-- Objective --
Leaving out every picture, retype the lines below from the top through the one that contains "import matplotlib.transforms as mtransforms".

-- Given information --
- - - -

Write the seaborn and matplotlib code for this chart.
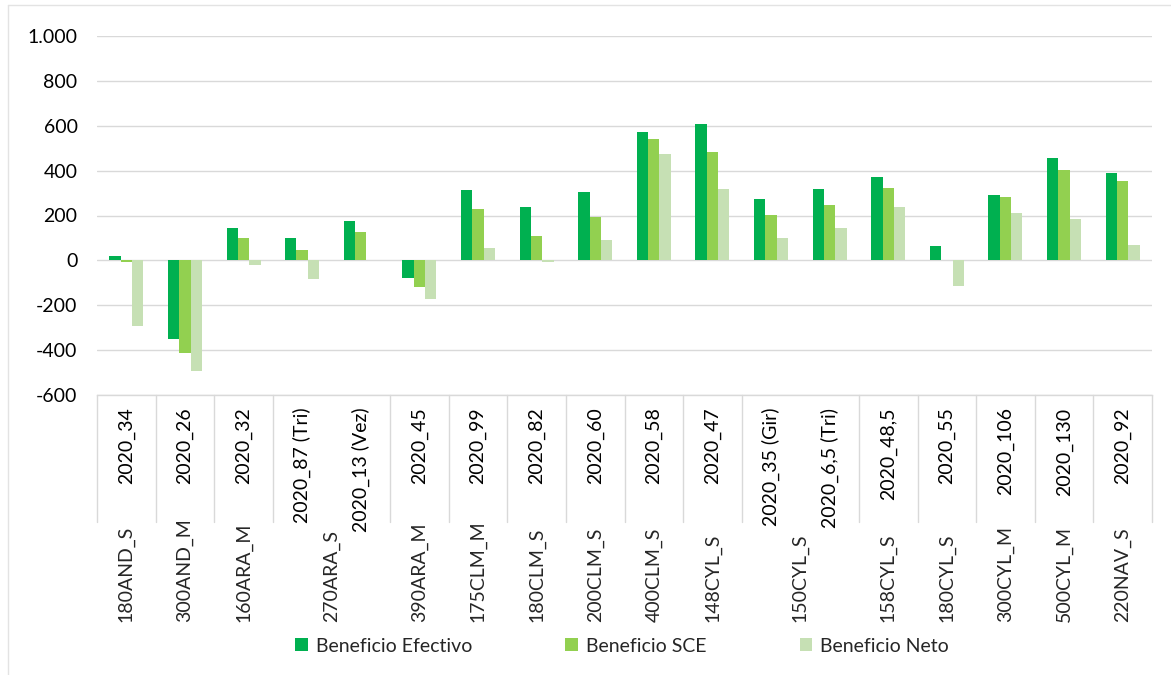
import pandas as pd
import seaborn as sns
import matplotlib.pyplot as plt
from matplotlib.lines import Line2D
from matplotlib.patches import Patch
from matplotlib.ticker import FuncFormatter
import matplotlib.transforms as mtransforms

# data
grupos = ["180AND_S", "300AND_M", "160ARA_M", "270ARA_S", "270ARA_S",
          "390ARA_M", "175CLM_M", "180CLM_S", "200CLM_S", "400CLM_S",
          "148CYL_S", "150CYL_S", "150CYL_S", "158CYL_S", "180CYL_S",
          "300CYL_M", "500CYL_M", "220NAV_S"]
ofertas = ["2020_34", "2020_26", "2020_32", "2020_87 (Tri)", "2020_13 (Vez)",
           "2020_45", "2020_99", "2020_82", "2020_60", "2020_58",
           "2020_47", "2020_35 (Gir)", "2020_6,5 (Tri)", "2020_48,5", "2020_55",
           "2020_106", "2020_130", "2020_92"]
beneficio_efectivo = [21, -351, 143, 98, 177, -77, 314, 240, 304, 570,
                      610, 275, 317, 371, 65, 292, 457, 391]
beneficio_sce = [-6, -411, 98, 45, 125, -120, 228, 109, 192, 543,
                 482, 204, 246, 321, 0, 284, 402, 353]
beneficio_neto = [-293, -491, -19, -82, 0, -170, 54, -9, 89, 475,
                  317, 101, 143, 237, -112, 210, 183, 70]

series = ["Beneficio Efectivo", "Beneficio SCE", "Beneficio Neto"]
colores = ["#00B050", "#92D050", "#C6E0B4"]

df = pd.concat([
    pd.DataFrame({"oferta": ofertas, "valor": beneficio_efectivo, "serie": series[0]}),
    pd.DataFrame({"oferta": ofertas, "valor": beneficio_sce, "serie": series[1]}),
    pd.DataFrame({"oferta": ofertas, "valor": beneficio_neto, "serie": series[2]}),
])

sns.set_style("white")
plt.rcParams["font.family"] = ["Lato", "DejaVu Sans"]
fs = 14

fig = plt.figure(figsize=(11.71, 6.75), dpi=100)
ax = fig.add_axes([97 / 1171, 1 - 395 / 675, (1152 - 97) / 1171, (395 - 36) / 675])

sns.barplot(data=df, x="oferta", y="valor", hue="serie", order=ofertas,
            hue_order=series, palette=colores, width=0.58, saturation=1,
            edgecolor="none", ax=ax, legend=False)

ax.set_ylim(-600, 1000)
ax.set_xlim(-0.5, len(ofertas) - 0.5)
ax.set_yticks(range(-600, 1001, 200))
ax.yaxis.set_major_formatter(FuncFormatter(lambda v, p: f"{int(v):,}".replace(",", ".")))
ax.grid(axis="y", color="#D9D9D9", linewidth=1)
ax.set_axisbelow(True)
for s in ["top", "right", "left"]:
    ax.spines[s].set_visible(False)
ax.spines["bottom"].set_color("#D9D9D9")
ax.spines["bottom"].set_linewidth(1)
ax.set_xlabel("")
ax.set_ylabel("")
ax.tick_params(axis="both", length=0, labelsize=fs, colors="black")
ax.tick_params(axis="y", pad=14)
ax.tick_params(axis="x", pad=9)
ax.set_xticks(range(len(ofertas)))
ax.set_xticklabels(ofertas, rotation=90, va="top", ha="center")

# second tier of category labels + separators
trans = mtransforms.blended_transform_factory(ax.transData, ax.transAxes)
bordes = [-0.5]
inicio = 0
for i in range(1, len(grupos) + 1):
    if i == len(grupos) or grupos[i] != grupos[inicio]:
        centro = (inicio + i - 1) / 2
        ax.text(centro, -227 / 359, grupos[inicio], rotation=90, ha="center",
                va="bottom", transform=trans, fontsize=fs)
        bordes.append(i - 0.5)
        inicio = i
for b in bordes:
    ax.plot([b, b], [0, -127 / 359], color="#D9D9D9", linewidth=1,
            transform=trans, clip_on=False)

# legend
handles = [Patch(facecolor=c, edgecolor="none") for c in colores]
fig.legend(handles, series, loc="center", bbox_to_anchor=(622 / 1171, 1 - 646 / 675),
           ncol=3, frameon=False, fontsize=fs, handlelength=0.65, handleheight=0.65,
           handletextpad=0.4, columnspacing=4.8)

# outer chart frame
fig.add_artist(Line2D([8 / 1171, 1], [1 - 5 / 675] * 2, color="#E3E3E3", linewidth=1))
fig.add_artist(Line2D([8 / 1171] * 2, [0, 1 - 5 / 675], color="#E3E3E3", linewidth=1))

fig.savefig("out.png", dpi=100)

- - - -

-- Result --
Write the seaborn and matplotlib code for this chart.
import pandas as pd
import seaborn as sns
import matplotlib.pyplot as plt
from matplotlib.lines import Line2D
from matplotlib.patches import Patch
from matplotlib.ticker import FuncFormatter
import matplotlib.transforms as mtransforms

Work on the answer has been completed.